1979-1981 - Skyrider And Super-1
1979's Skyrider was billed as The New Kamen Rider, aiming to take the franchise back to its roots. The story is similar to the original Kamen Rider, but features a new protagonist fighting Neo-Shocker. This was followed by Kamen Rider Super-1, which featured a cyborg astronaut who had to repel an invasion from space.
After Super-1, the series would go on hiatus again until 1984's TV special, Birth of the 10th! Kamen Riders All Together!! introduced the 10th Kamen Rider, Kamen Rider ZX. However, a ZX series never came to fruition.
1987-1989 - Black And Black RX
Kamen Rider Black was the first series to not reference the franchise’s previous entries. It followed Kohtaro Minami, a young man who was kidnapped and turned into a cyborg by the Gorgom cult. However, Kohtaro escapes before he can be brainwashed. Kohtaro takes the name Kamen Rider Black and fights the Gorgom. However, he finds himself facing off against Shadow Moon, his brainwashed brother.
This tragic hero/villain relationship resonated with fans, and the show was massively popular. This led to it getting a direct sequel the next year in the form of Kamen Rider Black RX. This series followed Kohtaro's adventures as he faced off against the Crisis Empire.

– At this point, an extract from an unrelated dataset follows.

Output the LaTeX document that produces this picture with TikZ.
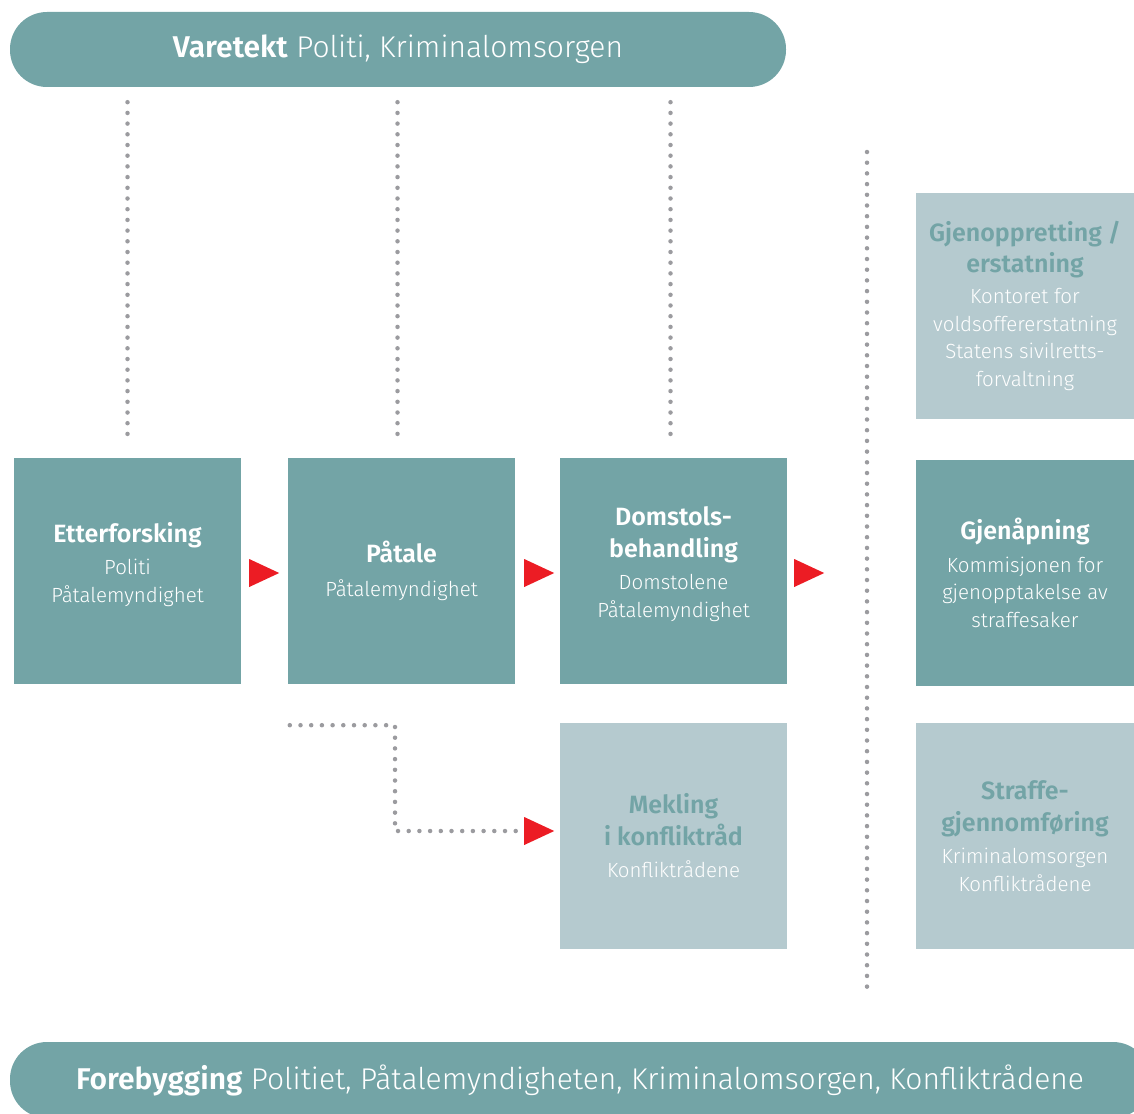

1989-2000 - The Wilderness Years
After Black RX ended, the series went dormant again. Three movies were made in an attempt to revive the franchise, Shin Kamen Rider: Prologue, Kamen Rider ZO and Kamen Rider J. All of these films made changes to the formula. Shin Kamen Rider is closer to a biopunk horror movie with Shin resembling a humanoid insect rather than someone in armor. The other two films are also darker than the shows that came before and after them, harking back to some of the concepts from Skull Man.
2000-2009 - Kamen Rider Kuuga & Heisei Phase 1
The first series of the Heisei era, Kuuga aimed to start a new mythology for Kamen Rider. It follows Yusuke Godai, a man who finds himself tasked with saving the world from the evil Grongi Tribe. This series changed the franchise's format dramatically, becoming more like a serialized soap opera with interpersonal drama and story arcs on top of the monster-of-the-week fight scenes.
Kuuga set off a new era of yearly releases for the franchise. Unlike the Showa era, these series are self-contained with a new setting and story each year. Heisei also dropped the need for all Riders to be cyborg humans, meaning that the settings are very varied, from the classical mythology of Hibiki to the time-travel of Den-O.
2009-2019 Kamen Rider Decade & Heisei Phase 2
Marking 10 years of Heisei rider, Decade was an anniversary series that linked all of the previous Heisei Riders. The shows after Decade are referred to as “Heisei Phase Two” by fans. While visually similar to Heisei Phase One, this era is marked by a rise in the number of forms each Rider has as each season tends to feature a collectible toy gimmick of some form. The suits from this era are also more complex than those seen in Showa and Heisei Phase One.
One change in Phase Two was the series experimenting with directly linking shows outside of crossover movies, with organizations like Foundation X who have appeared in several shows. This era rounds off with Zi-O, an anniversary series that, like Decade, featured cameos from previous Heisei Riders.
2019-Present - Reiwa Era
Only two series have been released during the Reiwa era so far: Zero-One, and the currently airing Saber. At the moment, it is similar in style to Heisei Phase Two. However, as viewers' tastes change, we'll likely see Kamen Rider evolve to fit them. In a nice callback, Zero-One's base form, Rising Hopper is grasshopper-themed, alluding to the original Kamen Rider. Additionally, his final form, Zero-Two directly references the shift from Rider 1 to Rider 2. The timing couldn't be more perfect for the franchise to mark such an impressive milestone.